MATERIAL PROVIDED -
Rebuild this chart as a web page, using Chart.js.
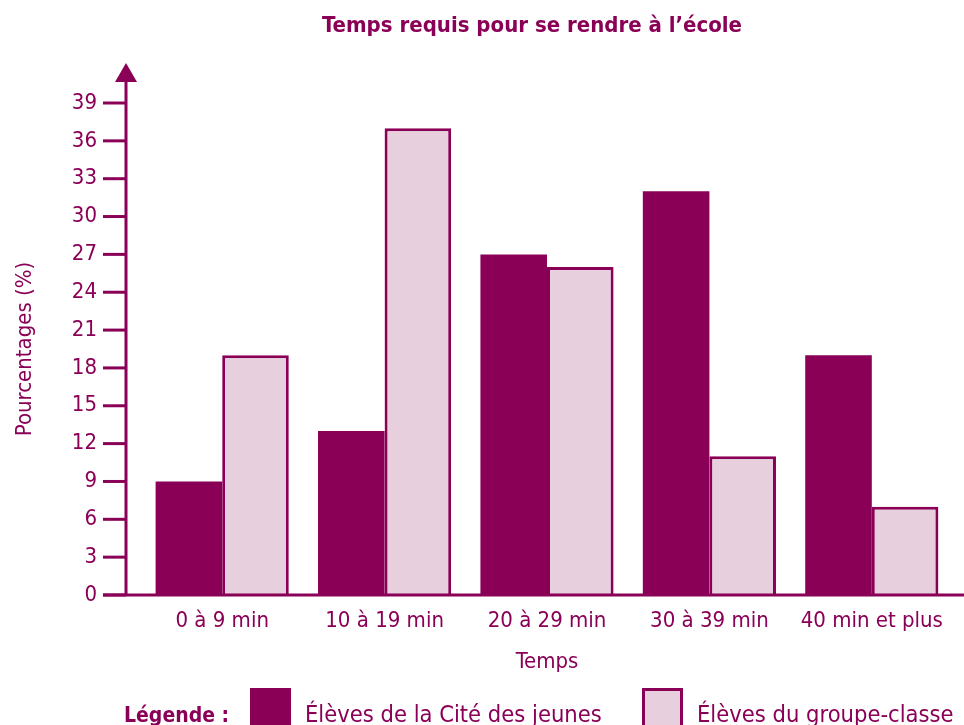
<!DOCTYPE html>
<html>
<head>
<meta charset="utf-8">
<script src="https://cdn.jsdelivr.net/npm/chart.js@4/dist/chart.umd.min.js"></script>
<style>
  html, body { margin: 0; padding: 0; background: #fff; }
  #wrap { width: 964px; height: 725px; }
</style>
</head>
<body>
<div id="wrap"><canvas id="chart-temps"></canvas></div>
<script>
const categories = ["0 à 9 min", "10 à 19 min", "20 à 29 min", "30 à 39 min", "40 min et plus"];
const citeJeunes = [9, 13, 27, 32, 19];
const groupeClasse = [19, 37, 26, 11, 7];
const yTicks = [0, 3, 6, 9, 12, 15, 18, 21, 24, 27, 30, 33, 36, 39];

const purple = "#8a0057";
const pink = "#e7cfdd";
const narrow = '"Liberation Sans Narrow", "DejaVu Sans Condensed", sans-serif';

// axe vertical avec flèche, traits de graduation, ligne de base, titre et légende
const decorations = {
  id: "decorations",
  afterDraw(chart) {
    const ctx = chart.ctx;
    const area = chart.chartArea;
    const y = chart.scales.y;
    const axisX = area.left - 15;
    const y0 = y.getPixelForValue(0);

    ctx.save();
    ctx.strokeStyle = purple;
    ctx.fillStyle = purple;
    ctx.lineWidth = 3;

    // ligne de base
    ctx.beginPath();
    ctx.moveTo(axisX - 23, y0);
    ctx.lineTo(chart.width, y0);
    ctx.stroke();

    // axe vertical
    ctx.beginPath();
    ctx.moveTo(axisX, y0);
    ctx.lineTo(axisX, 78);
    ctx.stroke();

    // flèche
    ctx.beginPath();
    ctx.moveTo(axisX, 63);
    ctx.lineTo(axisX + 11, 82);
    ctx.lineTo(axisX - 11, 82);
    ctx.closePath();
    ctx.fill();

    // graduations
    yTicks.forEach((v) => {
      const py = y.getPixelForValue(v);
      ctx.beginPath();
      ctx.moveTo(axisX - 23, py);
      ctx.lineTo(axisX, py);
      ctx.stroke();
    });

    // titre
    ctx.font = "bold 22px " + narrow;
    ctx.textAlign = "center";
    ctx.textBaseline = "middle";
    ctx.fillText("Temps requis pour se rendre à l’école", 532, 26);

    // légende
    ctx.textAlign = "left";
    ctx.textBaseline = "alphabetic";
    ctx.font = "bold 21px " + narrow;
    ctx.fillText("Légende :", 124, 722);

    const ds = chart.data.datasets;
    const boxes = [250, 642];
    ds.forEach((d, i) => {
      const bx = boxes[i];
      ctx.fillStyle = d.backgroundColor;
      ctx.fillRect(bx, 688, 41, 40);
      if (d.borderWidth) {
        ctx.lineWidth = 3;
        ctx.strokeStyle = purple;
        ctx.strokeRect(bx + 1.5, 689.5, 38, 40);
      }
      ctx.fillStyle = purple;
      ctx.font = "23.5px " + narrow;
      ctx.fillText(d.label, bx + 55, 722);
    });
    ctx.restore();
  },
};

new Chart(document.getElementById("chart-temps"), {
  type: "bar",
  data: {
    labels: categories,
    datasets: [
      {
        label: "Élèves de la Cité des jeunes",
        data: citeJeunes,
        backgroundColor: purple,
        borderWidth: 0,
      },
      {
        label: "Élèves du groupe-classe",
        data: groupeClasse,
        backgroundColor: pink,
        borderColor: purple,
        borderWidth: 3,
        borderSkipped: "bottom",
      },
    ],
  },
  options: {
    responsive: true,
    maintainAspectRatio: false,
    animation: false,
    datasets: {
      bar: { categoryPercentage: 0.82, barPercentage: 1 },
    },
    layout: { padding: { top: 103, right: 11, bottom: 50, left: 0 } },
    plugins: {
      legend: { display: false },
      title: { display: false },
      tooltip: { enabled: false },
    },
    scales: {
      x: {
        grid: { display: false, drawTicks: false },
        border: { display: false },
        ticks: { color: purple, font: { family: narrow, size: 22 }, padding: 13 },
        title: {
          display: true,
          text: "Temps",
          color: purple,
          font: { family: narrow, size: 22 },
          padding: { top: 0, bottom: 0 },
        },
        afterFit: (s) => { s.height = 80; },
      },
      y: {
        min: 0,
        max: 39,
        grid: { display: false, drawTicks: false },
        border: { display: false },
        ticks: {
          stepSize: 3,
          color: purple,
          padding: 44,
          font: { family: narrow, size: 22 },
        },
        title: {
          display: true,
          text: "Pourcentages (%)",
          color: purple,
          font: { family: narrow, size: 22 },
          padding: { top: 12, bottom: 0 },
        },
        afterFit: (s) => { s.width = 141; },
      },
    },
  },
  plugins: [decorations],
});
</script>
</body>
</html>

TASK PROMPT -
Set the listing down in full and exactly. Pictures within it should not appear in the copy.

EXERCISE SOLUTION -
Rebuild this chart as a web page, using Chart.js.
<!DOCTYPE html>
<html>
<head>
<meta charset="utf-8">
<script src="https://cdn.jsdelivr.net/npm/chart.js@4/dist/chart.umd.min.js"></script>
<style>
  html, body { margin: 0; padding: 0; background: #fff; }
  #wrap { width: 964px; height: 725px; }
</style>
</head>
<body>
<div id="wrap"><canvas id="chart-temps"></canvas></div>
<script>
const categories = ["0 à 9 min", "10 à 19 min", "20 à 29 min", "30 à 39 min", "40 min et plus"];
const citeJeunes = [9, 13, 27, 32, 19];
const groupeClasse = [19, 37, 26, 11, 7];
const yTicks = [0, 3, 6, 9, 12, 15, 18, 21, 24, 27, 30, 33, 36, 39];

const purple = "#8a0057";
const pink = "#e7cfdd";
const narrow = '"Liberation Sans Narrow", "DejaVu Sans Condensed", sans-serif';

// axe vertical avec flèche, traits de graduation, ligne de base, titre et légende
const decorations = {
  id: "decorations",
  afterDraw(chart) {
    const ctx = chart.ctx;
    const area = chart.chartArea;
    const y = chart.scales.y;
    const axisX = area.left - 15;
    const y0 = y.getPixelForValue(0);

    ctx.save();
    ctx.strokeStyle = purple;
    ctx.fillStyle = purple;
    ctx.lineWidth = 3;

    // ligne de base
    ctx.beginPath();
    ctx.moveTo(axisX - 23, y0);
    ctx.lineTo(chart.width, y0);
    ctx.stroke();

    // axe vertical
    ctx.beginPath();
    ctx.moveTo(axisX, y0);
    ctx.lineTo(axisX, 78);
    ctx.stroke();

    // flèche
    ctx.beginPath();
    ctx.moveTo(axisX, 63);
    ctx.lineTo(axisX + 11, 82);
    ctx.lineTo(axisX - 11, 82);
    ctx.closePath();
    ctx.fill();

    // graduations
    yTicks.forEach((v) => {
      const py = y.getPixelForValue(v);
      ctx.beginPath();
      ctx.moveTo(axisX - 23, py);
      ctx.lineTo(axisX, py);
      ctx.stroke();
    });

    // titre
    ctx.font = "bold 22px " + narrow;
    ctx.textAlign = "center";
    ctx.textBaseline = "middle";
    ctx.fillText("Temps requis pour se rendre à l’école", 532, 26);

    // légende
    ctx.textAlign = "left";
    ctx.textBaseline = "alphabetic";
    ctx.font = "bold 21px " + narrow;
    ctx.fillText("Légende :", 124, 722);

    const ds = chart.data.datasets;
    const boxes = [250, 642];
    ds.forEach((d, i) => {
      const bx = boxes[i];
      ctx.fillStyle = d.backgroundColor;
      ctx.fillRect(bx, 688, 41, 40);
      if (d.borderWidth) {
        ctx.lineWidth = 3;
        ctx.strokeStyle = purple;
        ctx.strokeRect(bx + 1.5, 689.5, 38, 40);
      }
      ctx.fillStyle = purple;
      ctx.font = "23.5px " + narrow;
      ctx.fillText(d.label, bx + 55, 722);
    });
    ctx.restore();
  },
};

new Chart(document.getElementById("chart-temps"), {
  type: "bar",
  data: {
    labels: categories,
    datasets: [
      {
        label: "Élèves de la Cité des jeunes",
        data: citeJeunes,
        backgroundColor: purple,
        borderWidth: 0,
      },
      {
        label: "Élèves du groupe-classe",
        data: groupeClasse,
        backgroundColor: pink,
        borderColor: purple,
        borderWidth: 3,
        borderSkipped: "bottom",
      },
    ],
  },
  options: {
    responsive: true,
    maintainAspectRatio: false,
    animation: false,
    datasets: {
      bar: { categoryPercentage: 0.82, barPercentage: 1 },
    },
    layout: { padding: { top: 103, right: 11, bottom: 50, left: 0 } },
    plugins: {
      legend: { display: false },
      title: { display: false },
      tooltip: { enabled: false },
    },
    scales: {
      x: {
        grid: { display: false, drawTicks: false },
        border: { display: false },
        ticks: { color: purple, font: { family: narrow, size: 22 }, padding: 13 },
        title: {
          display: true,
          text: "Temps",
          color: purple,
          font: { family: narrow, size: 22 },
          padding: { top: 0, bottom: 0 },
        },
        afterFit: (s) => { s.height = 80; },
      },
      y: {
        min: 0,
        max: 39,
        grid: { display: false, drawTicks: false },
        border: { display: false },
        ticks: {
          stepSize: 3,
          color: purple,
          padding: 44,
          font: { family: narrow, size: 22 },
        },
        title: {
          display: true,
          text: "Pourcentages (%)",
          color: purple,
          font: { family: narrow, size: 22 },
          padding: { top: 12, bottom: 0 },
        },
        afterFit: (s) => { s.width = 141; },
      },
    },
  },
  plugins: [decorations],
});
</script>
</body>
</html>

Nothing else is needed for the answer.